November 24th, 2012 by Mourant Ozannes

Seated on the left Penny Margison, Stroke Association Secretary; Anne Smith, President of the Stroke Association. Standing from the left, Mark Torode and Sandy Ozanne of Mourant Ozannes; and Peter Dean, Treasurer of the Stroke Association (click image to expand - image courtesy of Mourant Ozannes)

Two teams of swimmers from Mourant Ozannes have raised more than £8,000 for stroke victims and their families in the Channel Islands, by achieving what is believed to be a ‘first’ for Channel Island long distance swimming, completing a simultaneous inter-island relay challenge,

The teams achieved their remarkable feat in September 2012 in a combined time of just over 24 hours, with the Jersey to Guernsey leg swum in 11 hours 40 minutes 37 seconds and the team from Guernsey reaching the Jersey coast in 12 hours 20 minutes.

The Jersey to Guernsey team consisted of Craig Swart, Thomas Morgan, Henry Brandts-Giesen, James Ruane, Simon Gould, and Giles Corbin.

The Guernsey to Jersey team consisted of Sam Williams, James Le Gallez, Sandy Ozanne, Paul Waldron and Mark Torode from Mourant Ozannes, with David Honey, Jersey triathlete Dan Halksworth and James Briggs, a trainee doctor at the Jersey General Hospital.

It’s thought to be the first time ever that the Jersey to Guernsey direction leg has been completed.

Both teams battled choppy water, jellyfish, and mist to complete the challenge.

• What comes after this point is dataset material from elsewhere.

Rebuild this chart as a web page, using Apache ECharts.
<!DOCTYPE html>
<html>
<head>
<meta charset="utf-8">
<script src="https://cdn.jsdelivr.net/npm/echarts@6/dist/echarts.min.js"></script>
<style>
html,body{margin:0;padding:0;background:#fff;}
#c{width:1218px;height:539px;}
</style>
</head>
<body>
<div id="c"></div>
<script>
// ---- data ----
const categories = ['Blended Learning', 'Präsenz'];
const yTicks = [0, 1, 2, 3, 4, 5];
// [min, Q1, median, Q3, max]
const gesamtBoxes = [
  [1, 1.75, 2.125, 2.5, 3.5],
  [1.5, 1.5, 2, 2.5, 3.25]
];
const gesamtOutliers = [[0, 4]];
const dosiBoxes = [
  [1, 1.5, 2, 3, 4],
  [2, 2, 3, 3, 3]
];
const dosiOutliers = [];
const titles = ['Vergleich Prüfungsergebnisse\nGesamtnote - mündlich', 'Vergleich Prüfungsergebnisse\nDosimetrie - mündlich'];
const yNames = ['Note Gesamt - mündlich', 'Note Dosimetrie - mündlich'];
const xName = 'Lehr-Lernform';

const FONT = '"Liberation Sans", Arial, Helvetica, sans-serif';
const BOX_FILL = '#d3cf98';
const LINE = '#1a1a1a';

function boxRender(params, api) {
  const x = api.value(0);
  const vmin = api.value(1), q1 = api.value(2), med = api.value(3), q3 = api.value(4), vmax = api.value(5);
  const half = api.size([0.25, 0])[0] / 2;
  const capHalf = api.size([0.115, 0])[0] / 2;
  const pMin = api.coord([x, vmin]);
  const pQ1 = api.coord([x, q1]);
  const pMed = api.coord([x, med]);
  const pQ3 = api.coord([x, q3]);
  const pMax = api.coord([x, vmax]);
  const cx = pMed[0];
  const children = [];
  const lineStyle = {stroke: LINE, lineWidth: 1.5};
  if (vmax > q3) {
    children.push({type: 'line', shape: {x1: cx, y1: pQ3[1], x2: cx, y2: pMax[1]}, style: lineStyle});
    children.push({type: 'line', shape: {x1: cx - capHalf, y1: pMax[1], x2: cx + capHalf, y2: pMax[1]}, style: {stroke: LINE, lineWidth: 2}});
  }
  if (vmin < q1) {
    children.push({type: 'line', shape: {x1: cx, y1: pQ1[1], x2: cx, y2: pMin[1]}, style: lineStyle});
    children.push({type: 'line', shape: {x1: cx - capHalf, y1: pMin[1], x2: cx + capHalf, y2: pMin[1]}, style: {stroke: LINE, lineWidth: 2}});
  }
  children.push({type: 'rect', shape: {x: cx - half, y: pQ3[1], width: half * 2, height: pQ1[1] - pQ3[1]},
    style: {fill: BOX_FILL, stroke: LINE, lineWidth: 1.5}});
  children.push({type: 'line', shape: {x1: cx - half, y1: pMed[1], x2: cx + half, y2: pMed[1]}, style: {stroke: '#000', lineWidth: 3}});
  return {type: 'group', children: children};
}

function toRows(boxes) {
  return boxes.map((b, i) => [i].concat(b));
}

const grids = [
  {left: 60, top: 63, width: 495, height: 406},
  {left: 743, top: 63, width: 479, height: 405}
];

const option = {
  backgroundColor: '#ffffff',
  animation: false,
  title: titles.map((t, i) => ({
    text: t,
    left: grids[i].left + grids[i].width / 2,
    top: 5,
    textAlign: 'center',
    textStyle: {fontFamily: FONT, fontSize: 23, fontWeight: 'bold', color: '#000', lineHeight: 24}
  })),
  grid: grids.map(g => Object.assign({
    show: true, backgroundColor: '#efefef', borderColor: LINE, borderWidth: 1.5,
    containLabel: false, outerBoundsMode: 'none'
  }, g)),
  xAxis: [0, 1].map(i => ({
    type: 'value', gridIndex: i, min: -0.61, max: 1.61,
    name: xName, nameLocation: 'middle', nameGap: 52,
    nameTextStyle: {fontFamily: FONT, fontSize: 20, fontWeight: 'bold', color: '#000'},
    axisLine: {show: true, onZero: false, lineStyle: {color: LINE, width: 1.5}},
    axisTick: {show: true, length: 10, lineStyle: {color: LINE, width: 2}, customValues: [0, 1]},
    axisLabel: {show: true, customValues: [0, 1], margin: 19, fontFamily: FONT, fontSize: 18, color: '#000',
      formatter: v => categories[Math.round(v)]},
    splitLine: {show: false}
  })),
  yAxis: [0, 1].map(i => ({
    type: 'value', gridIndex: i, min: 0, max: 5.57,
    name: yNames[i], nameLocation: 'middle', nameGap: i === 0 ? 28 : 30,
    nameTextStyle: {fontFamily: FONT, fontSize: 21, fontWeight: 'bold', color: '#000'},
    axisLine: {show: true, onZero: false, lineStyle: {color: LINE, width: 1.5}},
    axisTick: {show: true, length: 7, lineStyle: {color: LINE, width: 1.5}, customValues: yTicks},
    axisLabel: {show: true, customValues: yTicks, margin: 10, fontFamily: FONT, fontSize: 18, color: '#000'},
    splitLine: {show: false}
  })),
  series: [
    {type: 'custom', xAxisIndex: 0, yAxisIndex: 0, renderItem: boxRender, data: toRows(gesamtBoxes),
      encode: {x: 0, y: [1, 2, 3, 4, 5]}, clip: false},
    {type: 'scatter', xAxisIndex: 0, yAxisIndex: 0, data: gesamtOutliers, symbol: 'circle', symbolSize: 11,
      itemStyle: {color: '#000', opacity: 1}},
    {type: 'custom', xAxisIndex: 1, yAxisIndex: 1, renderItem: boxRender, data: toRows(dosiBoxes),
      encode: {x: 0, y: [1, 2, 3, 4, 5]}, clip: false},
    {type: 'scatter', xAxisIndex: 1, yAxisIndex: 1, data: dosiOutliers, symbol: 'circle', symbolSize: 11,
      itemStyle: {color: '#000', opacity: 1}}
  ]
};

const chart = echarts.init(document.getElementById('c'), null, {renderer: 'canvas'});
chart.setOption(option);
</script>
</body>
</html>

They were spurred on by the Channel Islands Airsearch plane, Lion’s Pride, which made several low passes over the swimmers.

Robert Shepherd, Managing Partner of Mourant Ozannes Guernsey said “this was a remarkable achievement by two fantastic teams. To be the first to complete a simultaneous swim between the Islands in each direction, while raising funds for two very important charities, is something of which we can all be very proud.’

Mark Torode, who led the Guernsey team, said “we were overjoyed when we completed the swim. We had put in so much planning and preparation but it was never a sure thing that we would succeed.”

“Now that we have totaled the funds raised we are even more delighted. Not only do I have to thank the team who took part, but we are all very grateful to those who have supported the Guernsey Stroke Association,” he said.

The attempt was made possible thanks to the help and expertise of a number of volunteers who helped with planning and preparation, and crewed the support craft that were essential to the safety and success of the challenge.